The world is seeing what happens when a U.S. commander in chief decides the only thing he wants to be transparent about is his desire to leave fragile Middle Eastern countries alone with a rogues’ gallery of Islamic radical groups and nation states.
President Obama failed to renew a status of forces agreement with Iraq and pulled all U.S. troops out of the country in Dec. 2011, despite the risk of losing everything Americans fought and died for over the course of a decade. Al Qaeda in Iraq essentially mutated into the Islamic State group, and the country is a mess. (We won’t even talk about the president’s “red lines” in Syria, which turned into “red, orange, yellow, green, blue, indigo, and violet.)
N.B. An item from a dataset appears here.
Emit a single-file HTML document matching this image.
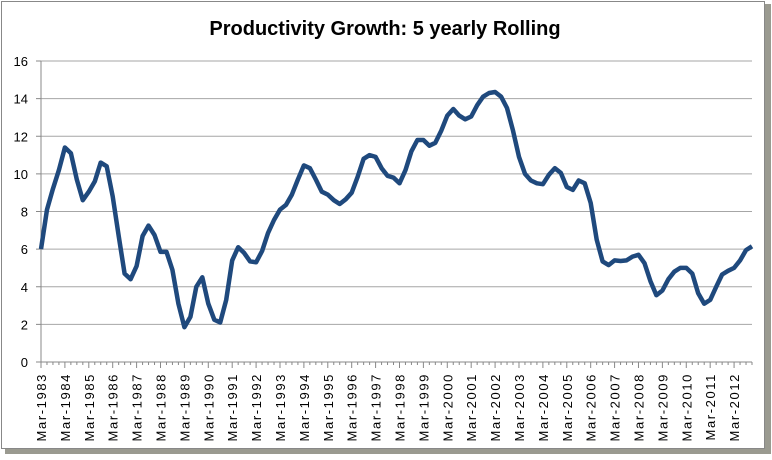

CNN reported Monday on a preview of what is to come if Mr. Obama exits too quickly in Afghanistan:
The loss of the major city of Kunduz to the Taliban is a stunning reversal for the Afghan government, deepening worries about the ability of its security forces to take the fight to the Islamic militants. …
It’s the biggest Taliban victory since 2001. …
The loss of Kunduz, even if the Afghan government manages to take it back soon, is an ominous sign. It’s Afghanistan’s fifth largest city and the capital of the province of the same name.
“This is the biggest town they’ve been able to take since 2001,” said Nic Robertson, CNN’s international diplomatic editor. “This is a significant target and prize for the Taliban.” …
The Taliban’s intent to try to take Kunduz was well flagged, and yet Afghan forces were unable to hold the city despite outnumbering the attackers. “Since about April this year, the Taliban increased their strength in the countryside to the north of Kunduz and have essentially had it in their sights since then,” Robertson said.
The militant group hasn’t had the easiest year. ISIS has been reported to be eating into its recruitment efforts in Afghanistan, and internal divisions in the Taliban were laid bare after the admission that longtime leader Mullah Omar had died more than two years ago.
But despite initial questions over whether the group would fall apart, new leader Mullah Akhtar Muhammad Mansour appears to have overcome the bumpy start and can now point to big blow against the Afghan government in Kunduz.
Mr. Obama does not get animated about very much, but conversations on leaving Afghanistan as soon as possible always seemed to perk him up. The White House was forced to delay its plan to have roughly 5,500 troops in country by the end of 2015 at the behest of Afghan President Ashraf Ghani, but he still insisted the U.S. basically reach “embassy center presence” by the end of his term in office. How convenient.
Do you notice a trend with the president when it comes to Iraq, Guantanamo Bay Detention Center, and Afghanistan? He rushes to meet political objectives despite overwhelming evidence that keeping promises made on the campaign trail prior to his 2008 election will create national security nightmares in the long run.
A leader — a true leader — is willing to make decisions that will gut him politically if the alternative is a substantially more dangerous world. Look at Yemen, Libya, Iran, Iraq, Syria, and Afghanistan and then compare where they are today with where they were in 2008. There is no way to objectively look at those countries — and the millions of refugees fleeing the Middle East and northern Africa — and conclude the Obama administration’s foreign policy has been a success.